PROBLEM REQUIREMENTS: Within the data that follows, set down exactly the lines from the one containing "Write a Python" through the one containing "plt.rcParams['mathtext.bf'] = 'Liberation", both ends included.

|---|

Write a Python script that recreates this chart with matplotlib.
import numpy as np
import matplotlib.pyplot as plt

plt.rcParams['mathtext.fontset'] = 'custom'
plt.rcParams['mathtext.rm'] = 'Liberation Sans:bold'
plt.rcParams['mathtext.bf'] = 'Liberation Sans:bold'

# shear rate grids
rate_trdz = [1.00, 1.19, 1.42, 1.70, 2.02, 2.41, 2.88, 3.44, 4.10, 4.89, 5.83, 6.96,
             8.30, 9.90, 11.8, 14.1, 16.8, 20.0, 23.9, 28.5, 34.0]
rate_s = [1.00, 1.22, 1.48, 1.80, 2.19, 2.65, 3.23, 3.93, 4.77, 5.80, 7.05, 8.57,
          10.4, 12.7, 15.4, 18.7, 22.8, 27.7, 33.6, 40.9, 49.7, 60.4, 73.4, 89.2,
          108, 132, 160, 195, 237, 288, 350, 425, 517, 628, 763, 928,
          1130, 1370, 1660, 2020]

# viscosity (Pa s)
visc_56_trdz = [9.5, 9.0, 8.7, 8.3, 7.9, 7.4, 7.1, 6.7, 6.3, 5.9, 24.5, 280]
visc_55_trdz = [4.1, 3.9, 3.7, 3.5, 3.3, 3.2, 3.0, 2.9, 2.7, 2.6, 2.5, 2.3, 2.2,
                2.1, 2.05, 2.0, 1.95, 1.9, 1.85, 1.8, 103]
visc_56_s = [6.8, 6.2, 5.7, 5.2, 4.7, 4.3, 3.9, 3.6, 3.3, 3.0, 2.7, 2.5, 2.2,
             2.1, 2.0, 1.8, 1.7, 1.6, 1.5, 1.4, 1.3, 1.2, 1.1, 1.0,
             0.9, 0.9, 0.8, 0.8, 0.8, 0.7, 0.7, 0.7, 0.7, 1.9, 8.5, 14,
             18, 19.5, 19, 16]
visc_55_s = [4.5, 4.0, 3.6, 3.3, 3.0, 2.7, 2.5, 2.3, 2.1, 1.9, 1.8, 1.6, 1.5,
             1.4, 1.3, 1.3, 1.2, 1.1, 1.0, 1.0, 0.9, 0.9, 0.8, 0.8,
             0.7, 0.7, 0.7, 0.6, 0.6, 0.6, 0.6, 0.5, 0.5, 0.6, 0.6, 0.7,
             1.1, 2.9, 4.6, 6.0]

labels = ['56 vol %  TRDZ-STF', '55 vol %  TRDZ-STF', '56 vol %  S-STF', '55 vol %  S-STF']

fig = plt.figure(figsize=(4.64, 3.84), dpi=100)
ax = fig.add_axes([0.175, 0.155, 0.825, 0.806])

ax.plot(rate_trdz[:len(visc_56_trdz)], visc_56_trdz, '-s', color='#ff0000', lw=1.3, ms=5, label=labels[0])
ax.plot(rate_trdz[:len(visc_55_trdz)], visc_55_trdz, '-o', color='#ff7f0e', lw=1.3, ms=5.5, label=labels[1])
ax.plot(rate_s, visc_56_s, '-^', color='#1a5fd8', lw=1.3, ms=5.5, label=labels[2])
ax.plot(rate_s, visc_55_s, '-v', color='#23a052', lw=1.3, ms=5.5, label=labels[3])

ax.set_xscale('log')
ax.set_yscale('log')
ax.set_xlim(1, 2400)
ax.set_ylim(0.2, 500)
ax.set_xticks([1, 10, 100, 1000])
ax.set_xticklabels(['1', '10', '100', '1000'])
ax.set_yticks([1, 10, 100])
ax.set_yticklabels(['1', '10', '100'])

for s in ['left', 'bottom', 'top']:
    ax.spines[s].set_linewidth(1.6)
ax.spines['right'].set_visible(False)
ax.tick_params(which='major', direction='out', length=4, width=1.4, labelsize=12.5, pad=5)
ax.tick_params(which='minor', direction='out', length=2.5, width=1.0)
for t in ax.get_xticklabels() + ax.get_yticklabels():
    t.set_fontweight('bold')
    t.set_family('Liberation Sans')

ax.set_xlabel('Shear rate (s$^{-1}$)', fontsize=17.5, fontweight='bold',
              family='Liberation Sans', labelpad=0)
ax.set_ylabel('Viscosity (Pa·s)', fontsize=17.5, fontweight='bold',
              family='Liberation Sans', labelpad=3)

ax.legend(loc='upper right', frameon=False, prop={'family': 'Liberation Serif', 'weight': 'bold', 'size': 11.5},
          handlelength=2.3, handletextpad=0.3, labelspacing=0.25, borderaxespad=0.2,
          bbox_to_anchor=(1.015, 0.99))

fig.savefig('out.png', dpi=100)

|---|

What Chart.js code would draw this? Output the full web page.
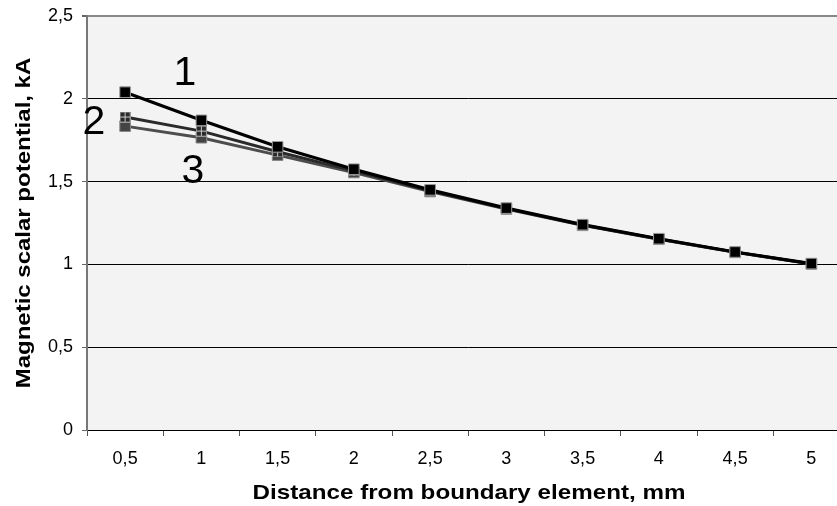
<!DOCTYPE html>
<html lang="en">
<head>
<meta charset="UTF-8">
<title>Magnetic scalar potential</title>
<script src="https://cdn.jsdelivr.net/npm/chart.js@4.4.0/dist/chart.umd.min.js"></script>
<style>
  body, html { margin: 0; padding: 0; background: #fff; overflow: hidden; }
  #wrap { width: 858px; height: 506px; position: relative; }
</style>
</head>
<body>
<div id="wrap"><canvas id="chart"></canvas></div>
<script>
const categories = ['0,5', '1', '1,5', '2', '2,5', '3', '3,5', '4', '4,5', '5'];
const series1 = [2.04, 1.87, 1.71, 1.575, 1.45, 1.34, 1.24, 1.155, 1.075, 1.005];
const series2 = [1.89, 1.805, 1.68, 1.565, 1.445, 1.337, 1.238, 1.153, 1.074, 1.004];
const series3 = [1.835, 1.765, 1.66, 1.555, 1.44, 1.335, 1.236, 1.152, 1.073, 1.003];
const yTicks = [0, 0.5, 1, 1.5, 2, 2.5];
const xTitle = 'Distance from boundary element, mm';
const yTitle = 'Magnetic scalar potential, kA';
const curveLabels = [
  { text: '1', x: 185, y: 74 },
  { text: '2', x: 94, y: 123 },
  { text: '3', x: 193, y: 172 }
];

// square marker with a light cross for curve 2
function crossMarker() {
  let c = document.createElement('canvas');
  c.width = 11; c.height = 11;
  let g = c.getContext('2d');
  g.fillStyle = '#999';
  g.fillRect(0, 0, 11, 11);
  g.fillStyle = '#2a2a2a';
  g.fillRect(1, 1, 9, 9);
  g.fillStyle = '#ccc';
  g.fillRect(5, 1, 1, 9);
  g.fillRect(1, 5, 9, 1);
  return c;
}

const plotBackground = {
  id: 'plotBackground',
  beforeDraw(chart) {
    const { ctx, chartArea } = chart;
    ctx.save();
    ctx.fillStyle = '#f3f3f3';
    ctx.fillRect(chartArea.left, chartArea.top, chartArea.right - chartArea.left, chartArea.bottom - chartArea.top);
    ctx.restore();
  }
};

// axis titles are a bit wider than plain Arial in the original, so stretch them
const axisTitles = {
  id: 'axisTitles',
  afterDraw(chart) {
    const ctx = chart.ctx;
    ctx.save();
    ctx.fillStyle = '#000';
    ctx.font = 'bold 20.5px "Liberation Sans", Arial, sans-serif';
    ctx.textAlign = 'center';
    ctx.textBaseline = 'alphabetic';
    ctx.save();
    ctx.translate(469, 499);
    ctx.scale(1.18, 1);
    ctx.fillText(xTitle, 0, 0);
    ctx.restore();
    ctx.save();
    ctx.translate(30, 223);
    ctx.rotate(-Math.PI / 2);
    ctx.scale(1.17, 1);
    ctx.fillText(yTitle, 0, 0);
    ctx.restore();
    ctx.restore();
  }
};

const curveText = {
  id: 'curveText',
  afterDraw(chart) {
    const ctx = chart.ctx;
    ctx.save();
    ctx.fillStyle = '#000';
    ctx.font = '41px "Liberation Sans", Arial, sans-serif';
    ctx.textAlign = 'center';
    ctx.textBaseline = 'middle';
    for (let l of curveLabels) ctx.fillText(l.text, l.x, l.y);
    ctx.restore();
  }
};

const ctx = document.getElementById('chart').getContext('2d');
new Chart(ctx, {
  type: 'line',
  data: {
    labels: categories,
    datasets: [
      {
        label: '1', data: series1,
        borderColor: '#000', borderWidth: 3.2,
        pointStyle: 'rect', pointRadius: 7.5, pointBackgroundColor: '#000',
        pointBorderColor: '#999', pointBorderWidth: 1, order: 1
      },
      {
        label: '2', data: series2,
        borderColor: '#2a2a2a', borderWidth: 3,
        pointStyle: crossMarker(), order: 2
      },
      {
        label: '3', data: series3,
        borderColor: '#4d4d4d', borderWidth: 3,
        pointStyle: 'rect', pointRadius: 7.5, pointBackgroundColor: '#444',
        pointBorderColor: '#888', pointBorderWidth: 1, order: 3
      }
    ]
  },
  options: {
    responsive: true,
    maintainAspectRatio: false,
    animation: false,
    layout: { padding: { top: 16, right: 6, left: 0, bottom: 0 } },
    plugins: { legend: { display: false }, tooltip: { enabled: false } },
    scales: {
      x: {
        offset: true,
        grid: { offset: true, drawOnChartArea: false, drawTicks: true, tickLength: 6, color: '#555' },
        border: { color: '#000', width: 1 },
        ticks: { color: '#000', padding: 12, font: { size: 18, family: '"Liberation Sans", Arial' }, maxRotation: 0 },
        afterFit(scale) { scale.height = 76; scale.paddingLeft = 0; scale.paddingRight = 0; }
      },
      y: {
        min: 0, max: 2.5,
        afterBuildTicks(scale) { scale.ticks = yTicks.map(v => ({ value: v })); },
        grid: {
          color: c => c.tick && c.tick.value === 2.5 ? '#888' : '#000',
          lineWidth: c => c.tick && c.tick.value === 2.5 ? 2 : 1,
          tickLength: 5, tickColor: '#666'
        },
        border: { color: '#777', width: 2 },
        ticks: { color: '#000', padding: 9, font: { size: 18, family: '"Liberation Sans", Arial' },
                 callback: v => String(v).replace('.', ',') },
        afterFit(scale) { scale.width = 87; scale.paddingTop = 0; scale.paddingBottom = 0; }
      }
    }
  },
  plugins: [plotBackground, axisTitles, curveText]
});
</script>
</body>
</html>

|---|

RESULT OF THE TASK:
Write a Python script that recreates this chart with matplotlib.
import numpy as np
import matplotlib.pyplot as plt

plt.rcParams['mathtext.fontset'] = 'custom'
plt.rcParams['mathtext.rm'] = 'Liberation Sans:bold'
plt.rcParams['mathtext.bf'] = 'Liberation Sans:bold'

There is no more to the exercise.